### Collected data
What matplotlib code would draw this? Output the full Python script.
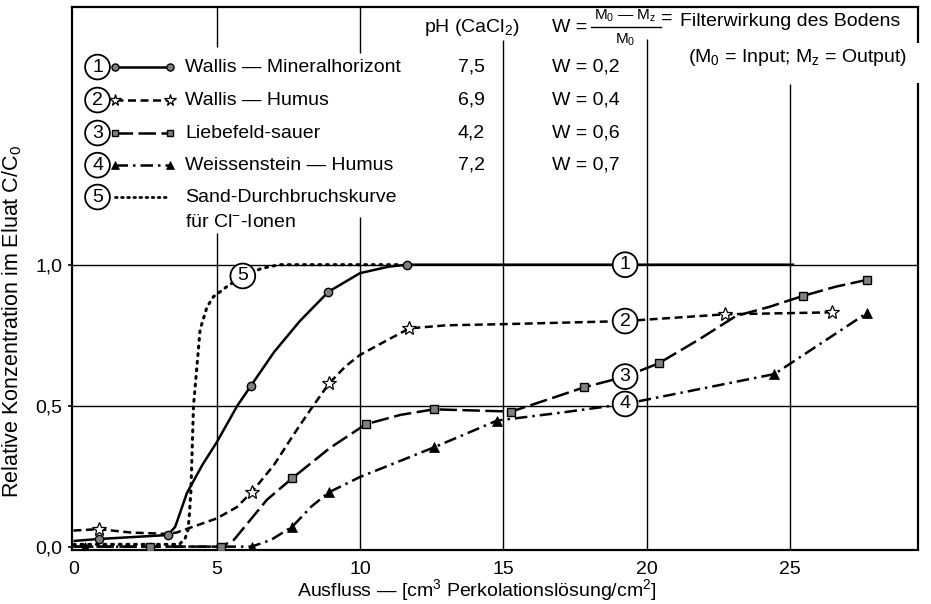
import matplotlib.pyplot as plt

plt.rcParams['font.family'] = ['Liberation Sans', 'DejaVu Sans']
plt.rcParams['mathtext.fontset'] = 'custom'
plt.rcParams['mathtext.rm'] = 'Liberation Sans'
plt.rcParams['mathtext.it'] = 'Liberation Sans'

# --- data ---
# curve traces (drawn line) and measured points (markers)
x1_line = [0, 0.88, 3.29, 3.55, 3.96, 4.5, 5.0, 5.72, 6.19, 7.0, 7.9, 8.9, 10.0, 11.0, 11.65, 25.15]
y1_line = [0.02, 0.027, 0.041, 0.07, 0.19, 0.29, 0.37, 0.5, 0.57, 0.69, 0.80, 0.904, 0.97, 0.993, 1.0, 1.0]
x1_pts = [0.88, 3.29, 6.19, 8.9, 11.65]
y1_pts = [0.027, 0.041, 0.57, 0.904, 1.0]

x2_line = [0, 0.88, 2.0, 3.3, 3.6, 4.3, 5.0, 5.7, 6.22, 7.0, 7.7, 8.3, 8.92, 9.5, 10.0, 11.0, 11.72, 13, 15, 19.25, 22.74, 26.46]
y2_line = [0.057, 0.062, 0.05, 0.045, 0.05, 0.075, 0.10, 0.14, 0.193, 0.29, 0.40, 0.49, 0.579, 0.64, 0.68, 0.735, 0.774, 0.785, 0.789, 0.80, 0.824, 0.831]
x2_pts = [0.88, 6.22, 8.92, 11.72, 22.74, 26.46]
y2_pts = [0.062, 0.193, 0.579, 0.774, 0.824, 0.831]

x3_line = [0, 2.66, 5.16, 5.6, 6.75, 7.64, 8.95, 10.2, 11.4, 12.58, 15.28, 16.5, 17.82, 19.25, 20.42, 21.8, 23.12, 24.3, 25.45, 26.6, 27.68]
y3_line = [0.0, 0.0, 0.0, 0.024, 0.166, 0.243, 0.35, 0.434, 0.467, 0.487, 0.479, 0.52, 0.565, 0.603, 0.65, 0.733, 0.818, 0.851, 0.889, 0.922, 0.946]
x3_pts = [2.66, 5.16, 7.64, 10.2, 12.58, 15.28, 17.82, 20.42, 25.45, 27.68]
y3_pts = [0.0, 0.0, 0.243, 0.434, 0.487, 0.479, 0.565, 0.65, 0.889, 0.946]

x4_line = [0, 0.4, 6.22, 6.9, 7.64, 8.3, 8.92, 10.0, 12.58, 14.78, 17.0, 19.25, 24.46, 27.68]
y4_line = [0.0, 0.0, 0.0, 0.024, 0.071, 0.142, 0.193, 0.247, 0.352, 0.447, 0.475, 0.506, 0.612, 0.828]
x4_pts = [0.4, 6.22, 7.64, 8.92, 12.58, 14.78, 24.46, 27.68]
y4_pts = [0.0, 0.0, 0.071, 0.193, 0.352, 0.447, 0.612, 0.828]

x5_line = [0, 3.7, 3.9, 4.0, 4.05, 4.1, 4.19, 4.31, 4.42, 4.66, 4.89, 5.12, 5.35, 5.91, 6.57, 7.2, 11.3]
y5_line = [0.008, 0.008, 0.03, 0.06, 0.12, 0.2, 0.5, 0.64, 0.77, 0.85, 0.887, 0.904, 0.922, 0.96, 0.987, 1.0, 1.0]

names = ['Wallis — Mineralhorizont', 'Wallis — Humus', 'Liebefeld-sauer', 'Weissenstein — Humus']
ph_values = ['7,5', '6,9', '4,2', '7,2']
w_values = ['W = 0,2', 'W = 0,4', 'W = 0,6', 'W = 0,7']
labels = ['1', '2', '3', '4', '5']
label_x = [19.25, 19.25, 19.25, 19.25, 5.91]
label_y = [1.0, 0.80, 0.603, 0.506, 0.96]

x_ticks = [0, 5, 10, 15, 20, 25]
y_ticks = [0.0, 0.5, 1.0]
y_ticklabels = ['0,0', '0,5', '1,0']

# --- styles ---
FS = 14
lw = 1.8
styles = [
    dict(ls='-', marker='o', ms=6, mfc='0.5', mec='black', mew=1.0),
    dict(ls=(0, (3.2, 1.8)), marker='*', ms=10, mfc='white', mec='black', mew=0.9),
    dict(ls=(0, (7, 2.2)), marker='s', ms=5.5, mfc='0.5', mec='black', mew=1.0),
    dict(ls=(0, (5, 2, 1, 2)), marker='^', ms=6.5, mfc='black', mec='black', mew=0.5),
]
circ = dict(boxstyle='circle,pad=0.2', fc='white', ec='black', lw=1.3)

fig = plt.figure(figsize=(9.31, 6.04), dpi=100)
ax = fig.add_axes([72 / 931, 54 / 604, 846 / 931, 543 / 604])
xmin, xmax = -0.05, 29.47
ymin, ymax = -0.012, 1.914
ax.set_xlim(xmin, xmax)
ax.set_ylim(ymin, ymax)

# grid (broken where the text sits)
ax.hlines([0.5, 1.0], xmin, xmax, color='black', lw=1.0, zorder=1)
ax.vlines([5, 10, 15, 20, 25], [ymin, ymin, ymin, ymin, ymin],
          [1.112, 1.169, 1.796, 1.80, 1.64], color='black', lw=1.0, zorder=1)
ax.vlines([5, 10], [1.772, 1.751], [ymax, ymax], color='black', lw=1.0, zorder=1)
ax.vlines([xmax, xmax], [ymin, 1.786], [1.644, ymax], color='black', lw=1.6, zorder=3, clip_on=False)

for s in ['left', 'bottom', 'top']:
    ax.spines[s].set_linewidth(1.6)
ax.spines['right'].set_visible(False)

lines_x = [x1_line, x2_line, x3_line, x4_line]
lines_y = [y1_line, y2_line, y3_line, y4_line]
pts_x = [x1_pts, x2_pts, x3_pts, x4_pts]
pts_y = [y1_pts, y2_pts, y3_pts, y4_pts]
for i in range(4):
    st = styles[i]
    ax.plot(lines_x[i], lines_y[i], color='black', lw=lw, ls=st['ls'], zorder=2,
            solid_capstyle='butt', dash_capstyle='butt')
    ax.plot(pts_x[i], pts_y[i], ls='none', marker=st['marker'], ms=st['ms'],
            mfc=st['mfc'], mec=st['mec'], mew=st['mew'], zorder=4)
ax.plot(x5_line, y5_line, color='black', lw=2.2, ls=(0, (0.6, 1.9)), zorder=2,
        dash_capstyle='round')

# circled curve labels
for lab, lx, ly in zip(labels, label_x, label_y):
    ax.text(lx, ly, lab, fontsize=FS, ha='center', va='center', zorder=5, bbox=circ)

# legend block
row_y = [1.701, 1.584, 1.467, 1.353, 1.24]
for i in range(5):
    ax.text(0.84, row_y[i], labels[i], fontsize=FS, ha='center', va='center', zorder=5, bbox=circ)
for i in range(4):
    st = styles[i]
    ax.plot([1.46, 3.38], [row_y[i], row_y[i]], color='black', lw=lw, ls=st['ls'],
            marker=st['marker'], ms=st['ms'] * 0.85, mfc=st['mfc'], mec=st['mec'], mew=st['mew'],
            zorder=4, dash_capstyle='butt')
    ax.text(3.9, row_y[i], names[i], fontsize=FS, ha='left', va='center')
    ax.text(14.36, row_y[i], ph_values[i], fontsize=FS, ha='right', va='center')
    ax.text(16.69, row_y[i], w_values[i], fontsize=FS, ha='left', va='center')
ax.plot([1.46, 3.38], [row_y[4], row_y[4]], color='black', lw=2.0, ls=(0, (0.6, 1.6)),
        dash_capstyle='round')
ax.text(3.9, row_y[4], 'Sand-Durchbruchskurve', fontsize=FS, ha='left', va='center')
ax.text(3.9, 1.15, 'für Cl$^{-}$-Ionen', fontsize=FS, ha='left', va='center')

# header: pH column and W = (M0 - Mz) / M0 = Filterwirkung des Bodens
ax.text(13.9, 1.843, 'pH (CaCl$_2$)', fontsize=FS, ha='center', va='center')
ax.text(16.69, 1.843, 'W =', fontsize=FS, ha='left', va='center')
ax.text(19.24, 1.884, 'M$_0$ — M$_z$', fontsize=11, ha='center', va='center')
ax.plot([18.05, 20.5], [1.842, 1.842], color='black', lw=1.0)
ax.text(19.24, 1.798, 'M$_0$', fontsize=11, ha='center', va='center')
ax.text(20.72, 1.874, '=', fontsize=FS, ha='center', va='center')
ax.text(21.15, 1.861, 'Filterwirkung des Bodens', fontsize=FS, ha='left', va='center')
ax.text(21.43, 1.736, '(M$_0$ = Input; M$_z$ = Output)', fontsize=FS, ha='left', va='center')

ax.set_xticks(x_ticks)
ax.set_xticklabels([str(t) for t in x_ticks])
ax.set_yticks(y_ticks)
ax.set_yticklabels(y_ticklabels)
ax.tick_params(axis='x', length=0, labelsize=FS, pad=8)
ax.tick_params(axis='y', length=3, width=1.2, labelsize=FS, pad=4)

ax.set_xlabel('Ausfluss — [cm$^3$ Perkolationslösung/cm$^2$]', fontsize=FS)
ax.xaxis.set_label_coords(0.479, -0.05)
ax.set_ylabel('Relative Konzentration im Eluat C/C$_0$', fontsize=15.5)
ax.yaxis.set_label_coords(-0.057, 0.42)

fig.savefig('out.png', dpi=100)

### Written request
Repeat, exactly and in full, each line from the start of the data to the line that contains "plt.rcParams['mathtext.it'] = 'Liberation". Pictures do not go in.

### Response below
What matplotlib code would draw this? Output the full Python script.
import matplotlib.pyplot as plt

plt.rcParams['font.family'] = ['Liberation Sans', 'DejaVu Sans']
plt.rcParams['mathtext.fontset'] = 'custom'
plt.rcParams['mathtext.rm'] = 'Liberation Sans'
plt.rcParams['mathtext.it'] = 'Liberation Sans'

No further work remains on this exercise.